Agencies would be required to submit a detailed report to Congress within 90 days outlining their plans, budgets, and timelines to address the problem.

“This is not asking for special privilege. This is asking for basic fairness,” Dagooc said, stressing that the proposal is about fixing a governance gap rather than elevating government workers above other sectors.

During interpellation, lawmakers sought clarification on whether prioritizing housing agency employees would disadvantage informal settlers and minimum-wage earners. Dagooc rejected that framing, saying the resolution focuses on ensuring that agencies can properly perform their mandates by first addressing internal failures.

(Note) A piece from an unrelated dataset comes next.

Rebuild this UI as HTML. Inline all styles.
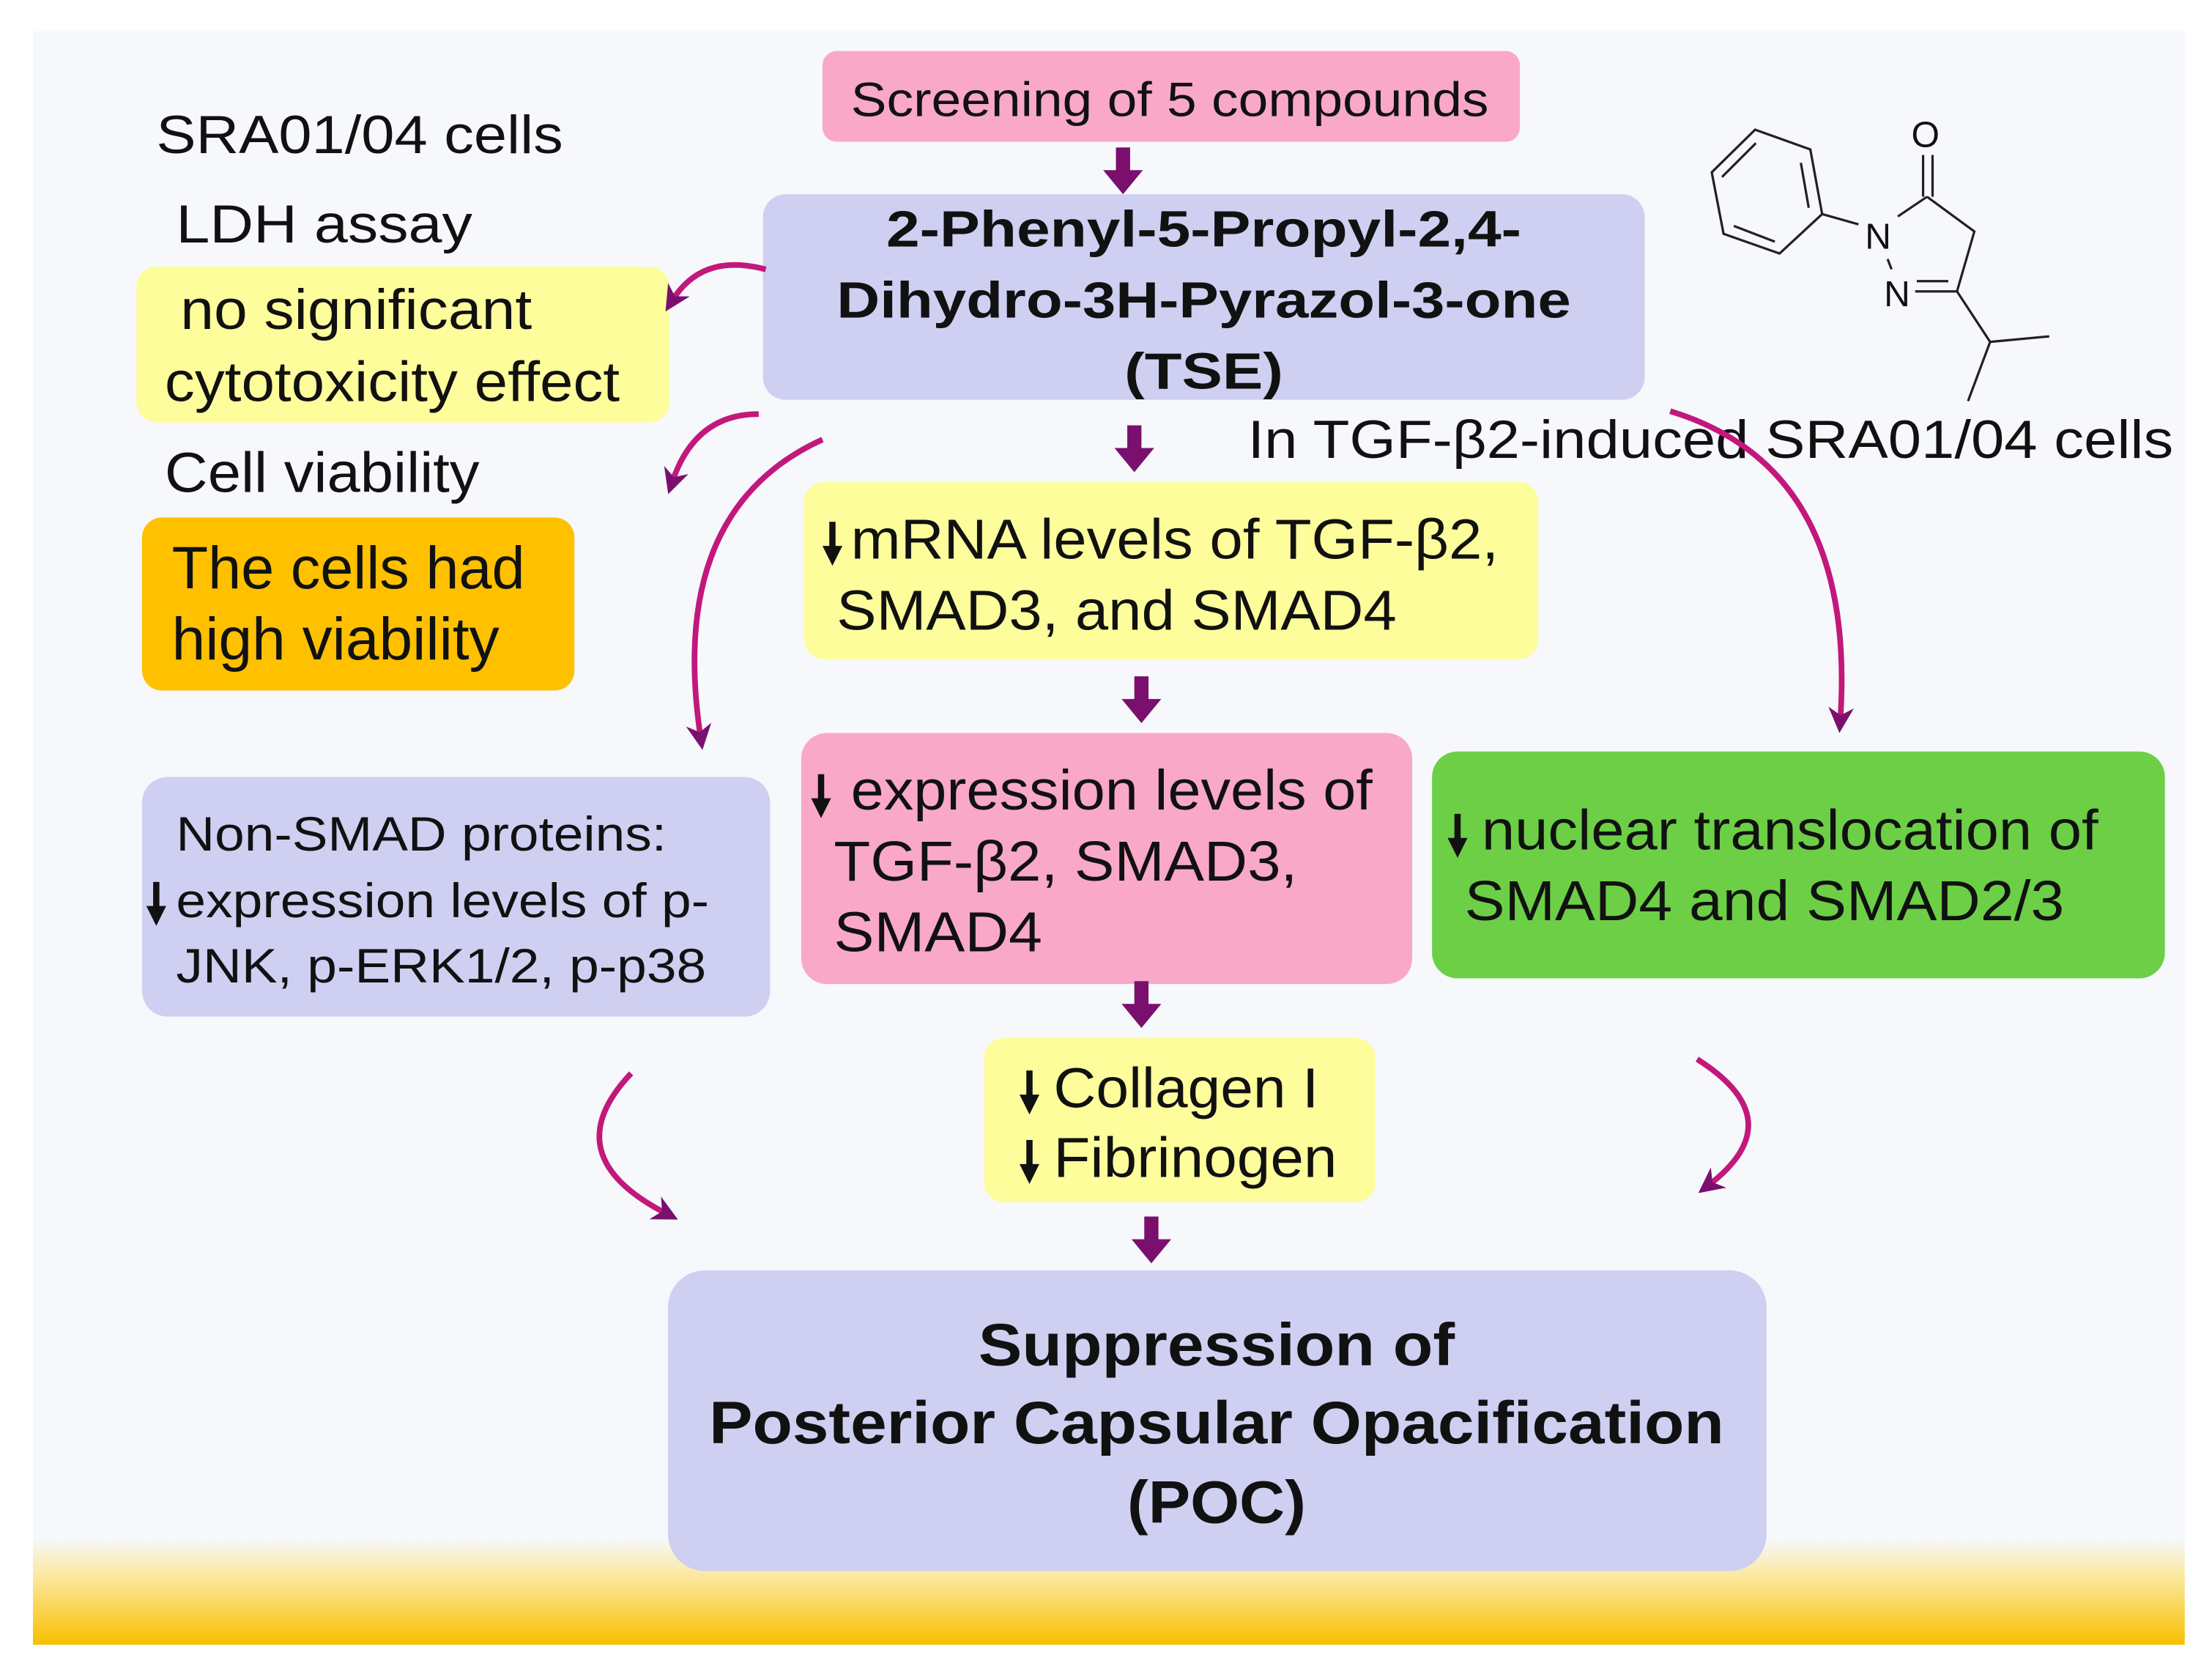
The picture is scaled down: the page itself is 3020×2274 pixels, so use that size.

“Kapag nakita mo iyong survey nila, at the present situation wherein people working to provide housing for our fellow Filipinos do not have house themselves, may malinaw na krisis,” he said.

“Kasi paano mo maibigay ang isang bagay na wala ka? Ang tinutukoy ko ay hindi mo pwedeng bigyan ng pabahay iyong mga kapwa mo Pilipino kung ikaw mismo walang sariling bahay,” he added.

Other legislators expressed support for the initiative, saying it could help diagnose design flaws in existing housing programs. One lawmaker noted that even if only a minority of employees face housing insecurity, the failure of agencies to track why their workers are not accessing housing programs already constitutes a governance failure.